Although "Habit" has approximately 90 minutes of dialogue, it will be performed on loop for eight hours a day, ten days in a row, like a video installation on view in a gallery. Although the language is fixed, the action is all improvised, emphasizing the inimitable and improvised nature of all theater. The set is an American ranch home designed by Marsha Ginsberg with all working amenities, so throughout the eight hour performance actors can eat, bathe, change clothes and move around as they please. An actor may scream out lines from inside the shower or whisper them in a moment of passion. "When two characters lean in for a kiss, they may get so quiet you can hardly hear them," Levine said. "Normally, in a play you speak loudly while pretending nobody is listening. In that sense this piece is more like film."
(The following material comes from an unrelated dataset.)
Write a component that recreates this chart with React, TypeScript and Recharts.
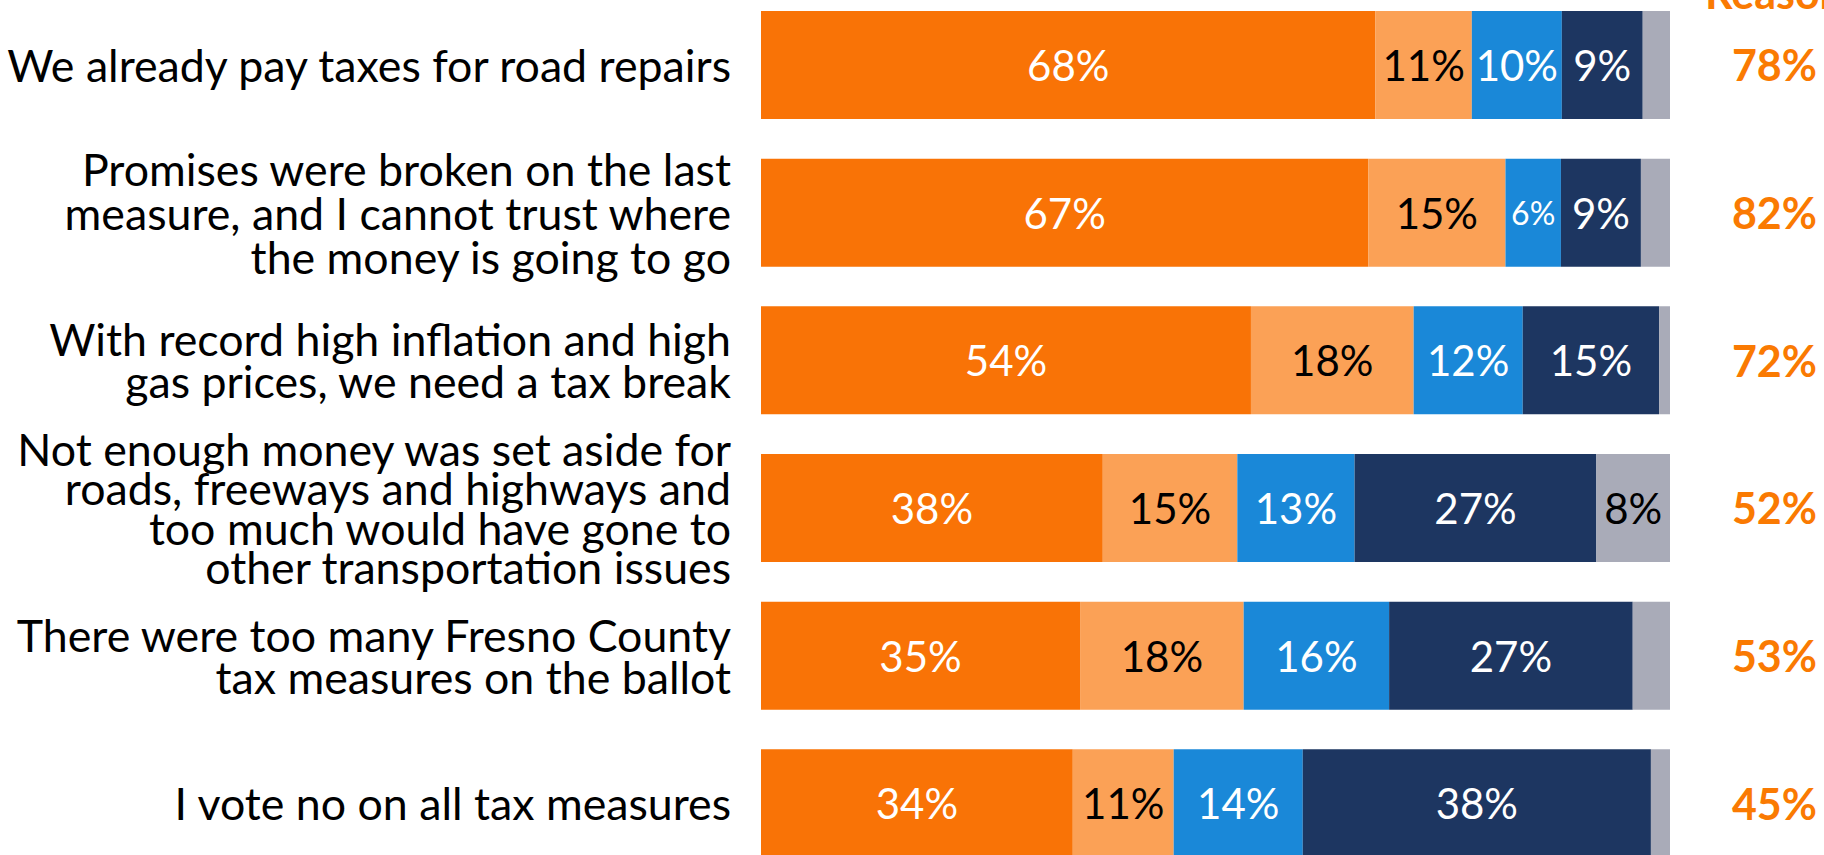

Because of the experimental nature of the piece, no performance is alike, and no two lines are alike. Similarly no two audience perspectives are alike -- each viewer can only glimpse some of the set at a time, making each visitor choose his or her experience like a choose-your-own adventure novel. "There is always a dirty old man who follows the girl character into her room to watch her change," Levine said. "But then they are missing out on the dialogue It is a choice."
"The Real World" manages to squeeze spectacle out of banal interactions, and "Habit" almost attempts to make melodrama banal by playing it on loop, while the characters eat a sandwich. I asked Levine about the relationship between spectacle and banality in the show. He responded: "The thing with reality shows is, the rap in the shows is that they pretend to be real but are secretly fake. Theater pretends to be fake but it is secretly real. You have this event that happens once a night and it is absolutely magical; it seems effortless and great. But when you have a long running play you are doing it 60-80 times, turning it into a grind. For you, it's a job you're doing." Levine has long expressed interest in the relationship between acting and labor. In 2007 he had his lead actor plant potatoes in character from 8 a.m. to 6 p.m. for days, testing what would happen if an actor spent more time "in character" than "out of character."
While actors certainly realize the work that goes into not just preparing but physically performing a show, the audience is often too successfully tricked by the actors' illusion of the first time. Levine condenses the hours of labor into 8 hour days, showing the recursive grind of an actor's work. But is he worried that without the conventions that give theater its escapist, spectacular magic, that the audience will get distracted and refuse to give the piece the attention it deserves? Levine responded like a scientist, putting all the variables on the table and preparing to watch them interact. The audience can talk, can leave, can come back as they please. But even with all the shuffle, Levine seemed to possess a faith in acting as the core magic of theater.
"Habit" is currently raising funds on Kickstarter for its performance at the Essex Street Market in New York. The co-presenters of "Habit" are Performance Space 122 and the French Institute Alliance Française (FIAF)’s Crossing the Line 2012 festival. All performances will be free.